STATED TASK:
Transcribe the listing in full, excluding any pictures.

GIVEN INFORMATION:

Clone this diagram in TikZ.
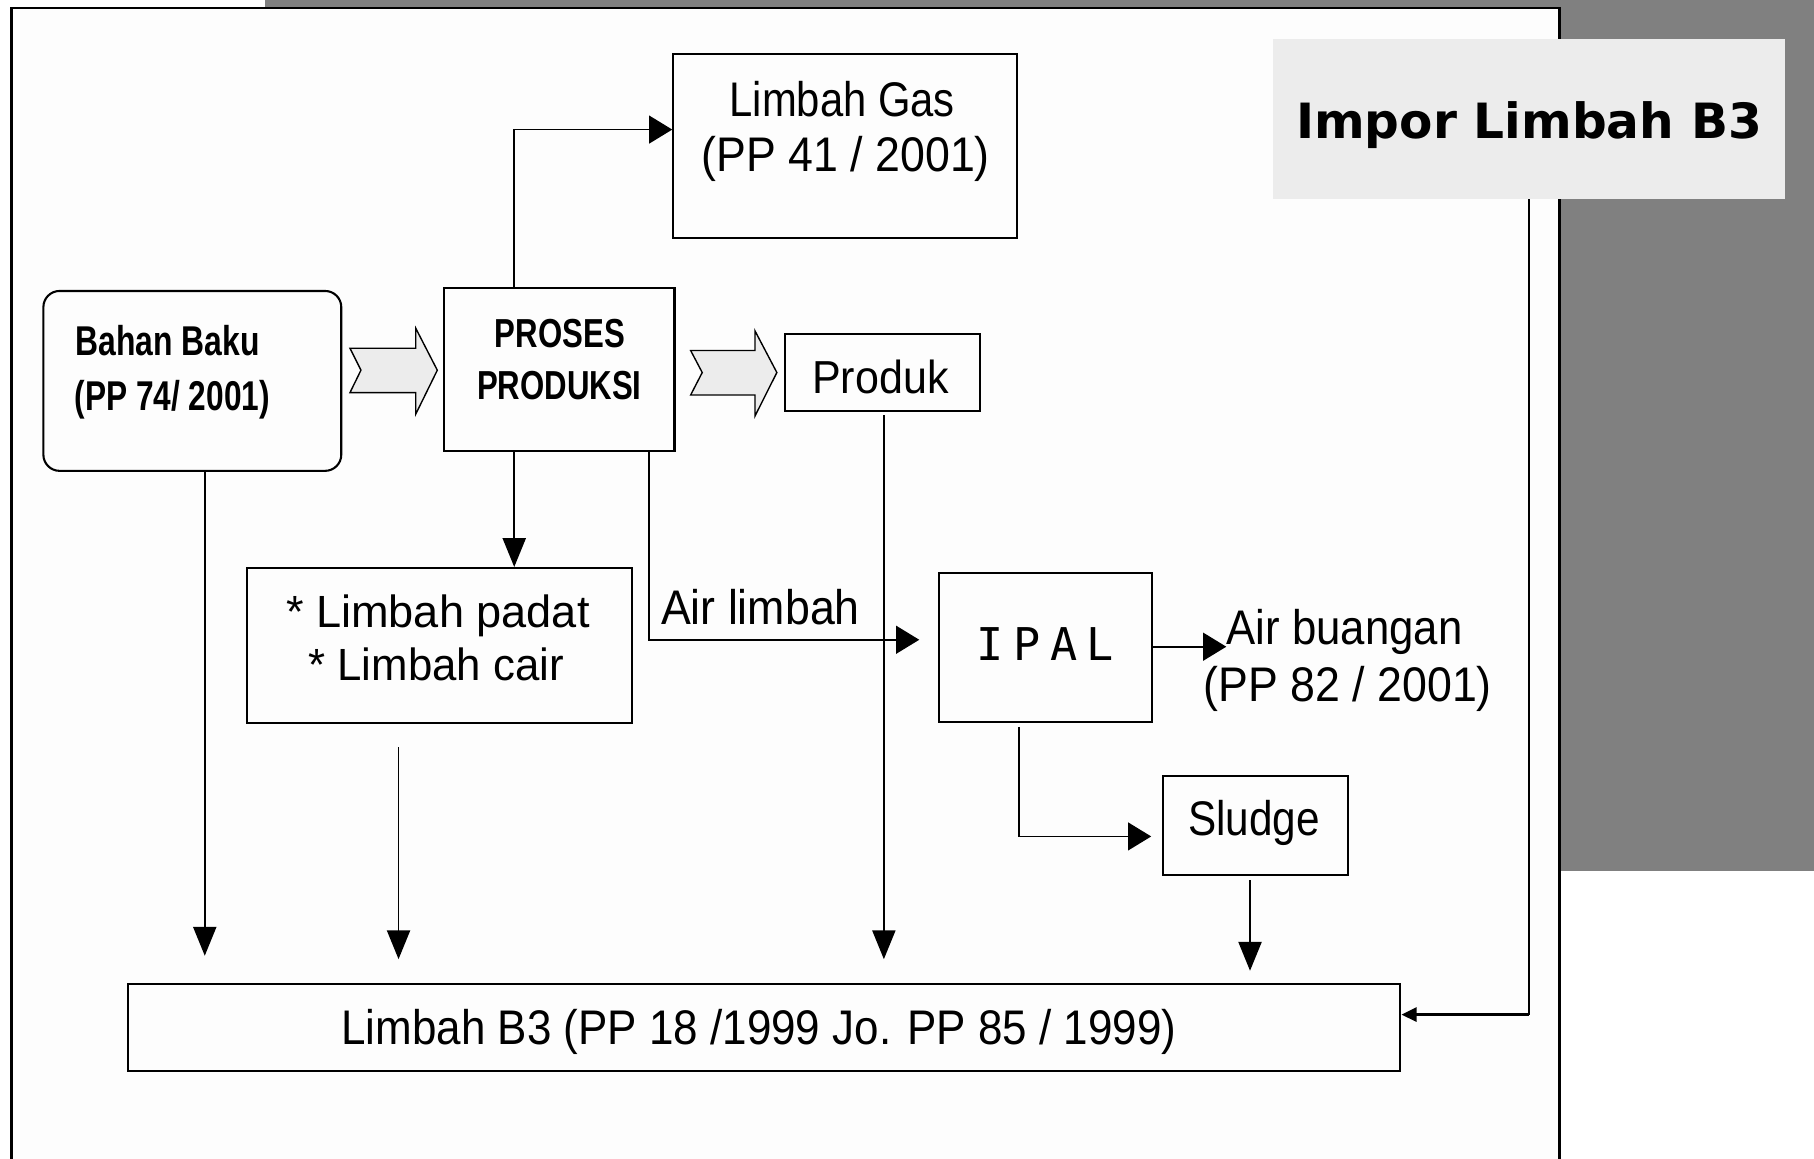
\documentclass[tikz,border=0pt]{standalone}
\usepackage{fontspec}
\usepackage{graphicx}
\setmainfont{Liberation Sans}
\newfontfamily\dvb{DejaVu Sans}
\newfontfamily\dvm{DejaVu Sans Mono}
\usetikzlibrary{arrows.meta,calc}
\newcommand\sqz[2]{\scalebox{#1}[1]{#2}}
\definecolor{framegray}{HTML}{808080}
\definecolor{titlefill}{HTML}{ECECEC}
\definecolor{paper}{HTML}{FDFDFD}
\definecolor{blockfill}{HTML}{ECECEC}
\tikzset{
  box/.style={draw, line width=0.9pt, inner sep=0pt},
  txt/.style={inner sep=0pt, anchor=base},
  txtl/.style={inner sep=0pt, anchor=base west},
  conn/.style={line width=0.8pt},
  varr/.style={conn, -{Triangle[length=12.5pt,width=10pt]}},
  harr/.style={conn, -{Triangle[length=10pt,width=12pt]}},
  tarr/.style={line width=1.3pt, -{Triangle[length=6.5pt,width=6pt]}},
  block/.style={fill=blockfill, draw, line width=0.6pt, line join=miter},
  fa/.style={font=\fontsize{21}{21}\selectfont},
}
\begin{document}
\begin{tikzpicture}[x=0.5pt,y=-0.5pt]
\useasboundingbox (0,0) rectangle (1568,1001);
\fill[white] (0,0) rectangle (1568,1001);
\fill[framegray] (229,0) rectangle (1568,6);
\fill[framegray] (1348,0) rectangle (1568,753);
\draw[fill=paper, line width=1pt] (10,1010) -- (10,7) -- (1348,7) -- (1348,1010);

% boxes
\node[box, minimum width=148.5pt, minimum height=79.7pt] (gas) at (730.5,126.4) {};
\node[box, minimum width=99.5pt, minimum height=70.5pt] (pp) at (483.5,319.5) {};
\node[box, rounded corners=7pt, minimum width=128.75pt, minimum height=77.75pt] (bb) at (166.25,329.25) {};
\node[box, minimum width=84.25pt, minimum height=33pt] (produk) at (762.75,322) {};
\node[box, minimum width=166.25pt, minimum height=67pt] (padat) at (379.75,558) {};
\node[box, minimum width=92.25pt, minimum height=64.5pt] (ipal) at (903.75,559.5) {};
\node[box, minimum width=80pt, minimum height=42.5pt] (sludge) at (1085,713.5) {};
\node[box, minimum width=549.75pt, minimum height=37.75pt] (b3) at (660.75,888.25) {};
\node[fill=titlefill, inner sep=0pt, minimum width=221.5pt, minimum height=69.15pt] (title) at (1321.5,102.85) {};

% texts
\node[txt, fa] (gasA) at (728,101) {\sqz{0.86}{Limbah Gas}};
\node[txt, fa] (gasB) at (731,148.5) {\sqz{0.92}{(PP 41 / 2001)}};
\node[txt, font=\fontsize{17.5}{17.5}\selectfont\bfseries] (ppA) at (484,300) {\sqz{0.77}{PROSES}};
\node[txt, font=\fontsize{17.5}{17.5}\selectfont\bfseries] (ppB) at (483.5,345) {\sqz{0.77}{PRODUKSI}};
\node[txtl, font=\fontsize{18}{18}\selectfont\bfseries] (bbA) at (65,307) {\sqz{0.765}{Bahan Baku}};
\node[txtl, font=\fontsize{18}{18}\selectfont\bfseries] (bbB) at (64,355) {\sqz{0.76}{(PP 74/ 2001)}};
\node[txt, font=\fontsize{20}{20}\selectfont] (produkT) at (761,340) {\sqz{0.93}{Produk}};
\node[txtl, fa] (airl) at (571,540) {\sqz{0.92}{Air limbah}};
\node[txt, font=\dvm\fontsize{19.5}{19.5}\selectfont] (ipalT) at (903.5,570.5) {I\hspace{4.2pt}P\hspace{4.2pt}A\hspace{4.2pt}L};
\node[txtl, fa] (airbA) at (1060,557.5) {\sqz{0.9}{Air buangan}};
\node[txtl, fa] (airbB) at (1040,606.5) {\sqz{0.92}{(PP 82 / 2001)}};
\node[txt, font=\fontsize{19.5}{19.5}\selectfont] (padatA) at (378.5,542) {\sqz{1.0}{* Limbah padat}};
\node[txt, font=\fontsize{19.5}{19.5}\selectfont] (padatB) at (377,588) {\sqz{0.97}{* Limbah cair}};
\node[txt, fa] (sludgeT) at (1084,722) {\sqz{0.87}{Sludge}};
\node[txt, fa] (b3T) at (656,903) {\sqz{0.905}{Limbah B3 (PP 18 /1999 Jo. PP 85 / 1999)}};
\node[txt, font=\dvb\bfseries\fontsize{21}{21}\selectfont] (titleT) at (1321.75,119.5) {Impor Limbah B3};

% block arrows
\draw[block] (302.5,301) -- (359.4,301) -- (359.4,283.8) -- (378,320) -- (359.4,357.9) -- (359.4,339.4) -- (302.5,339.4) -- (312,320) -- cycle;
\draw[block] (597,303) -- (652.6,303) -- (652.6,286) -- (671.5,322) -- (652.6,359.6) -- (652.6,341.4) -- (597,341.4) -- (607,322) -- cycle;

% connectors
\coordinate (k1) at (444.5,112);
\draw[harr] (pp.north -| k1) -- (k1) -- (gas.west |- k1);
\draw[varr] (pp.south -| k1) -- (padat.north -| k1);
\coordinate (k2) at (561,553);
\draw[harr, shorten >=8pt] (pp.south -| k2) -- (k2) -- (ipal.west |- k2);
\coordinate (k3) at (764,358);
\draw[varr, shorten <=1.5pt, shorten >=10.25pt] (produk.south -| k3) -- (b3.north -| k3);
\coordinate (k4) at (177,827);
\draw[varr, shorten >=11.75pt] (bb.south -| k4) -- (b3.north -| k4);
\coordinate (k5) at (344.5,645);
\draw[varr, shorten <=10pt, shorten >=10.25pt] (padat.south -| k5) -- (b3.north -| k5);
\coordinate (k6) at (1060,559);
\draw[harr] (ipal.east |- k6) -- (airbA.west |- k6);
\coordinate (k7) at (881,723);
\draw[harr, shorten <=1.75pt, shorten >=4.5pt] (ipal.south -| k7) -- (k7) -- (sludge.west |- k7);
\coordinate (k8) at (1080.5,760);
\draw[varr, shorten <=2pt, shorten >=5.25pt] (sludge.south -| k8) -- (b3.north -| k8);
\coordinate (k9) at (1321.5,877);
\draw[conn] (title.south) -- (k9);
\draw[tarr] (k9) -- (b3.east |- k9);
\end{tikzpicture}
\end{document}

FINISHED TASK:
Clone this diagram in TikZ.
\documentclass[tikz,border=0pt]{standalone}
\usepackage{fontspec}
\usepackage{graphicx}
\setmainfont{Liberation Sans}
\newfontfamily\dvb{DejaVu Sans}
\newfontfamily\dvm{DejaVu Sans Mono}
\usetikzlibrary{arrows.meta,calc}
\newcommand\sqz[2]{\scalebox{#1}[1]{#2}}
\definecolor{framegray}{HTML}{808080}
\definecolor{titlefill}{HTML}{ECECEC}
\definecolor{paper}{HTML}{FDFDFD}
\definecolor{blockfill}{HTML}{ECECEC}
\tikzset{
  box/.style={draw, line width=0.9pt, inner sep=0pt},
  txt/.style={inner sep=0pt, anchor=base},
  txtl/.style={inner sep=0pt, anchor=base west},
  conn/.style={line width=0.8pt},
  varr/.style={conn, -{Triangle[length=12.5pt,width=10pt]}},
  harr/.style={conn, -{Triangle[length=10pt,width=12pt]}},
  tarr/.style={line width=1.3pt, -{Triangle[length=6.5pt,width=6pt]}},
  block/.style={fill=blockfill, draw, line width=0.6pt, line join=miter},
  fa/.style={font=\fontsize{21}{21}\selectfont},
}
\begin{document}
\begin{tikzpicture}[x=0.5pt,y=-0.5pt]
\useasboundingbox (0,0) rectangle (1568,1001);
\fill[white] (0,0) rectangle (1568,1001);
\fill[framegray] (229,0) rectangle (1568,6);
\fill[framegray] (1348,0) rectangle (1568,753);
\draw[fill=paper, line width=1pt] (10,1010) -- (10,7) -- (1348,7) -- (1348,1010);

% boxes
\node[box, minimum width=148.5pt, minimum height=79.7pt] (gas) at (730.5,126.4) {};
\node[box, minimum width=99.5pt, minimum height=70.5pt] (pp) at (483.5,319.5) {};
\node[box, rounded corners=7pt, minimum width=128.75pt, minimum height=77.75pt] (bb) at (166.25,329.25) {};
\node[box, minimum width=84.25pt, minimum height=33pt] (produk) at (762.75,322) {};
\node[box, minimum width=166.25pt, minimum height=67pt] (padat) at (379.75,558) {};
\node[box, minimum width=92.25pt, minimum height=64.5pt] (ipal) at (903.75,559.5) {};
\node[box, minimum width=80pt, minimum height=42.5pt] (sludge) at (1085,713.5) {};
\node[box, minimum width=549.75pt, minimum height=37.75pt] (b3) at (660.75,888.25) {};
\node[fill=titlefill, inner sep=0pt, minimum width=221.5pt, minimum height=69.15pt] (title) at (1321.5,102.85) {};

% texts
\node[txt, fa] (gasA) at (728,101) {\sqz{0.86}{Limbah Gas}};
\node[txt, fa] (gasB) at (731,148.5) {\sqz{0.92}{(PP 41 / 2001)}};
\node[txt, font=\fontsize{17.5}{17.5}\selectfont\bfseries] (ppA) at (484,300) {\sqz{0.77}{PROSES}};
\node[txt, font=\fontsize{17.5}{17.5}\selectfont\bfseries] (ppB) at (483.5,345) {\sqz{0.77}{PRODUKSI}};
\node[txtl, font=\fontsize{18}{18}\selectfont\bfseries] (bbA) at (65,307) {\sqz{0.765}{Bahan Baku}};
\node[txtl, font=\fontsize{18}{18}\selectfont\bfseries] (bbB) at (64,355) {\sqz{0.76}{(PP 74/ 2001)}};
\node[txt, font=\fontsize{20}{20}\selectfont] (produkT) at (761,340) {\sqz{0.93}{Produk}};
\node[txtl, fa] (airl) at (571,540) {\sqz{0.92}{Air limbah}};
\node[txt, font=\dvm\fontsize{19.5}{19.5}\selectfont] (ipalT) at (903.5,570.5) {I\hspace{4.2pt}P\hspace{4.2pt}A\hspace{4.2pt}L};
\node[txtl, fa] (airbA) at (1060,557.5) {\sqz{0.9}{Air buangan}};
\node[txtl, fa] (airbB) at (1040,606.5) {\sqz{0.92}{(PP 82 / 2001)}};
\node[txt, font=\fontsize{19.5}{19.5}\selectfont] (padatA) at (378.5,542) {\sqz{1.0}{* Limbah padat}};
\node[txt, font=\fontsize{19.5}{19.5}\selectfont] (padatB) at (377,588) {\sqz{0.97}{* Limbah cair}};
\node[txt, fa] (sludgeT) at (1084,722) {\sqz{0.87}{Sludge}};
\node[txt, fa] (b3T) at (656,903) {\sqz{0.905}{Limbah B3 (PP 18 /1999 Jo. PP 85 / 1999)}};
\node[txt, font=\dvb\bfseries\fontsize{21}{21}\selectfont] (titleT) at (1321.75,119.5) {Impor Limbah B3};

% block arrows
\draw[block] (302.5,301) -- (359.4,301) -- (359.4,283.8) -- (378,320) -- (359.4,357.9) -- (359.4,339.4) -- (302.5,339.4) -- (312,320) -- cycle;
\draw[block] (597,303) -- (652.6,303) -- (652.6,286) -- (671.5,322) -- (652.6,359.6) -- (652.6,341.4) -- (597,341.4) -- (607,322) -- cycle;

% connectors
\coordinate (k1) at (444.5,112);
\draw[harr] (pp.north -| k1) -- (k1) -- (gas.west |- k1);
\draw[varr] (pp.south -| k1) -- (padat.north -| k1);
\coordinate (k2) at (561,553);
\draw[harr, shorten >=8pt] (pp.south -| k2) -- (k2) -- (ipal.west |- k2);
\coordinate (k3) at (764,358);
\draw[varr, shorten <=1.5pt, shorten >=10.25pt] (produk.south -| k3) -- (b3.north -| k3);
\coordinate (k4) at (177,827);
\draw[varr, shorten >=11.75pt] (bb.south -| k4) -- (b3.north -| k4);
\coordinate (k5) at (344.5,645);
\draw[varr, shorten <=10pt, shorten >=10.25pt] (padat.south -| k5) -- (b3.north -| k5);
\coordinate (k6) at (1060,559);
\draw[harr] (ipal.east |- k6) -- (airbA.west |- k6);
\coordinate (k7) at (881,723);
\draw[harr, shorten <=1.75pt, shorten >=4.5pt] (ipal.south -| k7) -- (k7) -- (sludge.west |- k7);
\coordinate (k8) at (1080.5,760);
\draw[varr, shorten <=2pt, shorten >=5.25pt] (sludge.south -| k8) -- (b3.north -| k8);
\coordinate (k9) at (1321.5,877);
\draw[conn] (title.south) -- (k9);
\draw[tarr] (k9) -- (b3.east |- k9);
\end{tikzpicture}
\end{document}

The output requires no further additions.